Are these the only answers though? Absolutely not. The anthropic principle does not set only two conclusions, and to present only two commits a false dichotomy.
Other conclusions to the fine-tuned universe rest on how exactly "fine-tuned" the fine-tuning is. We only have one example of life -- what exists and has existed on Earth, that leads to a bias on how we think life can ONLY exist. For a specific example, we humans required certain temperatures and environments to live in, while most of the life on this planet has the ability to live far beyond our tolerance zones, like extremeophiles bacteria. More broadly, Wwe are carbon-based, while other life may fill the universe based on other elements like silicon. That centrism may even extend to the very constants of nature. Exotic forms of life, even intelligent life, may operate on entirely foreign laws of physics -- and maybe they can't imagine how life could exist the way we understand it can.
Others address how the universe formed in the first place. The multiverse doesn't have to be a dumping ground of improbable odds, but could act more like evolution. Physicist Lee Smolin presented the idea that universes bubble out from other universes and take laws of physics along with them. After a while, a cosmic natural selection takes place, and eventually universes have the right ingredients for life. Meanwhile, the cyclic model proposes that the universe appears over and over again when two other blobs of dimensions collide with each other in a neverending dance. Only one universe ends up being created, the one we know, so the idea of fine-tuning becomes a moot issue.
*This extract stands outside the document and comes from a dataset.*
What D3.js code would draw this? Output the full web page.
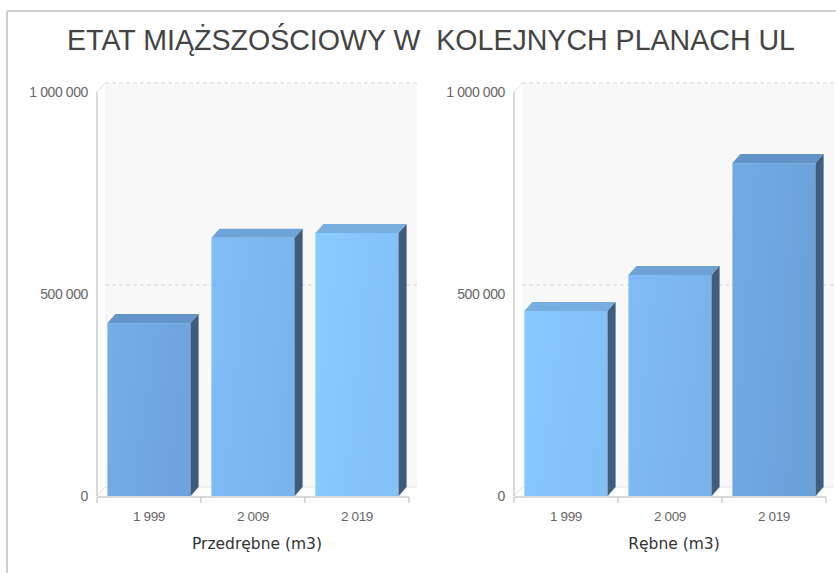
<!DOCTYPE html>
<html>
<head>
<meta charset="utf-8">
<script src="https://cdn.jsdelivr.net/npm/d3@7"></script>
<style>
  body { margin: 0; background: #fff; }
  svg { display: block; }
</style>
</head>
<body>
<svg id="chart" width="836" height="573"></svg>
<script>
// data
const years = ["1 999", "2 009", "2 019"];
const przedrebne = [428000, 639000, 651000];
const rebne = [458000, 547000, 824000];
const yTicks = [0, 500000, 1000000];
const titleText = "ETAT MIĄŻSZOŚCIOWY W  KOLEJNYCH PLANACH UL";

// bar colours (style only)
const leftColors = ["#71a9e3", "#7dbaf4", "#87c7fe"];
const rightColors = ["#86c5fd", "#7db8f2", "#6fa7e0"];

const svg = d3.select("svg#chart");
const defs = svg.append("defs");

// depth of the 3d effect
const dx = 8, dy = -9;
const fmt = v => d3.format(",")(v).replace(/,/g, " ");

// frame
svg.append("line").attr("x1", 7).attr("y1", 11).attr("x2", 836).attr("y2", 11)
  .attr("stroke", "#cfcfcf").attr("stroke-width", 2);
svg.append("line").attr("x1", 7).attr("y1", 11).attr("x2", 7).attr("y2", 573)
  .attr("stroke", "#cfcfcf").attr("stroke-width", 2);

// title
svg.append("text")
  .attr("x", 431).attr("y", 50)
  .attr("text-anchor", "middle")
  .attr("font-family", "Liberation Sans, Arial, sans-serif")
  .attr("font-size", 29)
  .attr("textLength", 728)
  .attr("lengthAdjust", "spacingAndGlyphs")
  .attr("fill", "#444")
  .style("white-space", "pre")
  .text(titleText);

function drawPanel(values, colors, x0, x1, axisTitle, id) {
  let g = svg.append("g");

  let y = d3.scaleLinear().domain([0, 1000000]).range([496, 92]);
  let xOuter = d3.scaleBand().domain(years).range([x0, x1]).padding(0);
  let x = d3.scaleBand().domain(years).range([x0, x1])
    .paddingInner(0.2).paddingOuter(0.1);

  // back wall
  g.append("rect")
    .attr("x", x0 + dx).attr("y", y(1000000) + dy)
    .attr("width", x1 - x0).attr("height", y(0) - y(1000000))
    .attr("fill", "#f8f8f8");

  // floor edge
  g.append("path")
    .attr("d", `M${x0},${y(0)} L${x0 + dx},${y(0) + dy} L${x1 + dx},${y(0) + dy}`)
    .attr("fill", "none").attr("stroke", "#e2e2e2");

  // dashed grid lines on the back wall
  g.selectAll(".grid")
    .data(yTicks.filter(d => d > 0))
    .join("line")
    .attr("x1", x0 + dx).attr("x2", x1 + dx)
    .attr("y1", d => y(d) + dy).attr("y2", d => y(d) + dy)
    .attr("stroke", "#d4d4d4")
    .attr("stroke-dasharray", "4,3");

  // y axis line
  g.append("line")
    .attr("x1", x0).attr("x2", x0)
    .attr("y1", y(0)).attr("y2", y(1000000))
    .attr("stroke", "#cccccc").attr("stroke-width", 1.5);
  g.append("line")
    .attr("x1", x0).attr("x2", x0 + dx)
    .attr("y1", y(1000000)).attr("y2", y(1000000) + dy)
    .attr("stroke", "#e0e0e0");

  // y tick labels
  g.selectAll(".ylab")
    .data(yTicks)
    .join("text")
    .attr("x", x0 - 9)
    .attr("y", d => y(d))
    .attr("dy", "0.35em")
    .attr("text-anchor", "end")
    .attr("font-family", "Liberation Sans, Arial, sans-serif")
    .attr("font-size", 14)
    .attr("letter-spacing", "-0.4px")
    .attr("fill", "#666")
    .text(d => fmt(d));

  // x axis
  g.append("line")
    .attr("x1", x0).attr("x2", x1)
    .attr("y1", y(0) + 1).attr("y2", y(0) + 1)
    .attr("stroke", "#cccccc").attr("stroke-width", 1.5);
  g.selectAll(".xtick")
    .data(years.concat(["end"]))
    .join("line")
    .attr("x1", (d, i) => x0 + i * xOuter.step())
    .attr("x2", (d, i) => x0 + i * xOuter.step())
    .attr("y1", y(0) + 1).attr("y2", y(0) + 7)
    .attr("stroke", "#cccccc").attr("stroke-width", 1.5);

  g.selectAll(".xlab")
    .data(years)
    .join("text")
    .attr("x", d => xOuter(d) + xOuter.bandwidth() / 2)
    .attr("y", y(0) + 25)
    .attr("text-anchor", "middle")
    .attr("font-family", "Liberation Sans, Arial, sans-serif")
    .attr("font-size", 13.5)
    .attr("letter-spacing", "-0.4px")
    .attr("fill", "#666")
    .text(d => d);

  g.append("text")
    .attr("x", (x0 + x1) / 2 + 4)
    .attr("y", y(0) + 53)
    .attr("text-anchor", "middle")
    .attr("font-family", "DejaVu Sans, Verdana, sans-serif")
    .attr("font-size", 15.5)
    .attr("fill", "#333")
    .text(axisTitle);

  // gradients for the front faces
  colors.forEach((c, i) => {
    let grad = defs.append("linearGradient")
      .attr("id", id + "g" + i)
      .attr("x1", "0%").attr("y1", "0%").attr("x2", "100%").attr("y2", "30%");
    grad.append("stop").attr("offset", "0%").attr("stop-color", d3.color(c).brighter(0.06));
    grad.append("stop").attr("offset", "100%").attr("stop-color", d3.color(c).darker(0.08));
  });

  let data = years.map((yr, i) => ({ year: yr, value: values[i], i: i }));
  let bars = g.selectAll(".bar").data(data).join("g");

  let w = x.bandwidth();
  // shadow
  bars.append("rect")
    .attr("x", d => x(d.year) + 1)
    .attr("y", d => y(d.value) + 1)
    .attr("width", w + 1)
    .attr("height", d => y(0) - y(d.value))
    .attr("fill", "#dcdcdc");
  // front
  bars.append("rect")
    .attr("x", d => x(d.year))
    .attr("y", d => y(d.value))
    .attr("width", w)
    .attr("height", d => y(0) - y(d.value))
    .attr("fill", d => `url(#${id}g${d.i})`);
  // top
  bars.append("path")
    .attr("d", d => {
      let bx = x(d.year), yt = y(d.value);
      return `M${bx},${yt} L${bx + dx},${yt + dy} L${bx + w + dx},${yt + dy} L${bx + w},${yt} Z`;
    })
    .attr("fill", d => d3.color(colors[d.i]).darker(0.35));
  // side
  bars.append("path")
    .attr("d", d => {
      let bx = x(d.year) + w, yt = y(d.value);
      return `M${bx},${yt} L${bx + dx},${yt + dy} L${bx + dx},${y(0) + dy} L${bx},${y(0)} Z`;
    })
    .attr("fill", "#3f5c7d");
}

drawPanel(przedrebne, leftColors, 97, 409, "Przedrębne (m3)", "l");
drawPanel(rebne, rightColors, 514, 826, "Rębne (m3)", "r");
</script>
</body>
</html>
In the end though, maybe the entire concept of a fine-tuned universe is an illusion based on our biases. Stephen Jay Gould compared the idea to how a hot dog seems to be fine-tuned for a hot dog bun, or how ships are fine-tuned to collect barnacles. Life simply develops in the environment it operates in, from the constants of nature to the time in the universe's lifespan. To claim from this that the universe is designed to be compatible with life is a circular argument. The idea goes that, if it wasn't, then life and us wouldn't exist, which is like saying if God didn't write the Bible, then the Bible wouldn't exist. It's bad logic.
And we're back at the OP. Atheism works just fine with any of these alternative conclusions , including one with a vast multiverse. But atheists are not required to believe such a conclusion in contrast to an ultimate designer. Theism meanwhile can coexist with any of these conclusions too, although God is pushed further and further back into the metaphysical mists beyond the goalposts.
Personally though, I think it's all an illusion. Apparent fine-tuning is just an artifact from the structure and rules of universe. Life developed because it could, and the definition of what is life probably extends far beyond our imaginations. If there's one thing science can teach about reality, it's infinitely stranger and more wonderful than anything we can ever think of.